Since the All-Star break, Holliday is hitting .396 with nine homers and 38 RBI in 36 games. Through the end of last week and since the break, Holliday led all major leaguers with a .408 average, 24 extra-base hits, 95 total bases and 34 RBI. According to STATS LLC, since expansion in 1961, only five players have batted .400 or better after the break (in 200 or more plate appearances): Seattle's Ichiro Suzuki in 2004, San Francisco's Bonds in 2002, Colorado's Larry Walker in 1998, San Diego's Tony Gwynn in 1993 and Kansas City's George Brett in 1980.

"It probably looks like familiarity, being traded back to the National League," Holliday says. "It probably looks strange. But when you play long enough ... everybody thought David Ortiz was done this year. Then you look, and suddenly he's got 20 home runs and it's the same David Ortiz as ever.

"Hitting is a tough skill. You're going to go through times where it feels easy, and you're going to go through times when it feels like there are 15 fielders and you've got nowhere to hit it. You go through times where you think you're great and you go through times where you think you stink, and it's probably neither."

Pujols: 'He's (Holliday) really given us a boost ... Now we're really good.' (AP)  
Pujols: 'He's (Holliday) really given us a boost ... Now we're really good.' (AP)  
St. Louis, so far, he says, "has been great. The main thing is we're playing really well and it's a good group of guys. It's fun to play on a winning team that has a chance to win in a city that loves baseball in a stadium that's beautiful. It's nice."

Yes, Cardinals fans, he likes St. Louis well enough that he can see himself sticking around for a long, long time. On the other hand, given the numbers he's putting up now, he may as well have a license to print money for his free-agent run this winter (agent: Scott Boras).

"I like it here," he says. "Obviously, the team is good and competitive. The guys on the team seem like they're a really great bunch of guys. It's got a lot of the things I'm interested in."

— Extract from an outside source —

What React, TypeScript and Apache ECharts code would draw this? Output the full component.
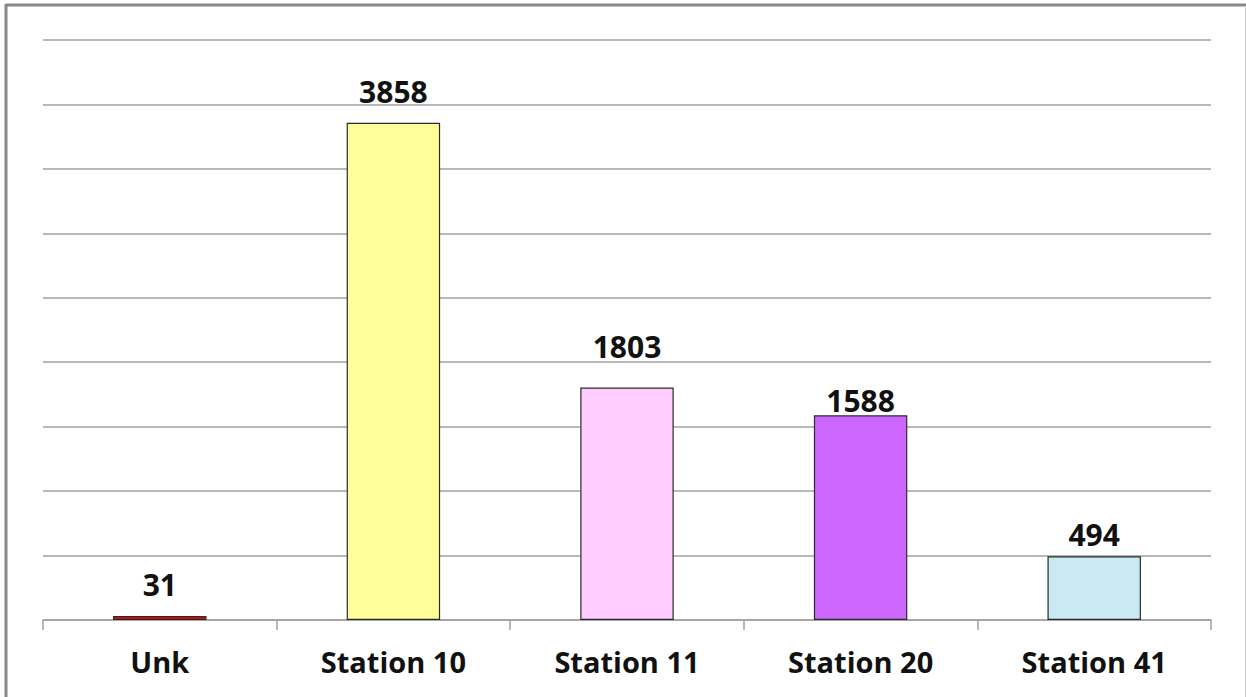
import React, { useEffect, useRef } from "react";
import * as echarts from "echarts";

// Record counts per station
const categories = ["Unk", "Station 10", "Station 11", "Station 20", "Station 41"];
const counts = [31, 3858, 1803, 1588, 494];
const barColors = ["#ff0000", "#ffff99", "#ffccff", "#cc66ff", "#c8eaf0"];
// distance between each value label and the top of its bar
const labelGaps = [17, 16, 26, 0, 7];

const yMin = 0;
const yMax = 4500;
const yStep = 500;

export default function App() {
  const ref = useRef<HTMLDivElement>(null);

  useEffect(() => {
    if (!ref.current) return;
    const chart = echarts.init(ref.current, null, { renderer: "svg" });
    const gridColor = "#a0a0a0";
    chart.setOption({
      animation: false,
      backgroundColor: "#ffffff",
      grid: { left: 43, right: 35, top: 40, bottom: 77, containLabel: false },
      xAxis: {
        type: "category",
        data: categories,
        axisLine: { lineStyle: { color: gridColor, width: 1.5 } },
        axisTick: { show: true, length: 10, lineStyle: { color: gridColor, width: 1.5 } },
        axisLabel: {
          color: "#111111",
          fontFamily: "Open Sans",
          fontWeight: "bold",
          fontSize: 29,
          margin: 27,
        },
      },
      yAxis: {
        type: "value",
        min: yMin,
        max: yMax,
        interval: yStep,
        axisLine: { show: false },
        axisTick: { show: false },
        axisLabel: { show: false },
        splitLine: { lineStyle: { color: gridColor, width: 1.5 } },
      },
      series: [
        {
          type: "bar",
          barWidth: "40%",
          data: counts.map((v, i) => ({
            value: v,
            itemStyle: { color: barColors[i], borderColor: "#2a2a2a", borderWidth: 1.2 },
            label: { distance: labelGaps[i] },
          })),
          label: {
            show: true,
            position: "top",
            color: "#111111",
            fontFamily: "Open Sans",
            fontWeight: "bold",
            fontSize: 30,
          },
        },
      ],
      graphic: [
        { type: "line", shape: { x1: 6, y1: 5, x2: 1246, y2: 5 }, style: { stroke: "#888888", lineWidth: 3 } },
        { type: "line", shape: { x1: 6, y1: 4, x2: 6, y2: 697 }, style: { stroke: "#888888", lineWidth: 3 } },
        { type: "line", shape: { x1: 1245.5, y1: 6, x2: 1245.5, y2: 697 }, style: { stroke: "#d0d0d0", lineWidth: 1 } },
      ],
    });
    return () => chart.dispose();
  }, []);

  return (
    <div
      ref={ref}
      style={{ position: "fixed", left: 0, top: 0, width: 1246, height: 697 }}
    />
  );
}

His house in Denver is currently on the market. Right now, as he says, he's simply "hanging out." He hasn't yet decided where he will establish permanent residence. Maybe in the city where he signs his next long-term contract. "Possibly," he says, indicating he'll wait and see what happens with the game and in the market this winter.

He smiles when asked how hard his new teammates in St. Louis are lobbying for him to stay right where he is for a few years. Yes, he acknowledges, the lobbying already has begun "in passing."

But he also says that he is doing his best to put off thoughts on the future until the appropriate time.

"I think I owe it to the guys in here and to the staff to focus on winning every game," says Holliday, and mission accomplished, so far. "I want to keep focusing on that. All the other stuff, there will be plenty of time for."

Right now, on the eve of the stretch run, there's only enough time to ensure that focus is total, that at-bats are not wasted, that the Cardinals snuff out every bit of life that might remain in their NL Central competitors.

"You bring him in, and you bring Mark DeRosa in, and the things that Julio Lugo can do," Carpenter says. "You add all that to a lineup, it makes it that much stronger and that much deeper.

"It got very veteran-ish in a hurry, if that's a word."

Grammarians and English teachers might blanch, but the way these Cardinals are rolling ... veteran-ish? We'll give it to Carpenter.

"You know what I'm saying?" Carpenter says. "It really took on a new look."

An especially scary look, from the opposing dugout, with Pujols and Holliday together.

"When I play the game, I don't care who's batting in front of me or who's batting behind me," Pujols says. "You do things to help the ballclub.

"It's not about him and it's not about me. It's about the ballclub, and what we can do to help the ballclub reach the next level."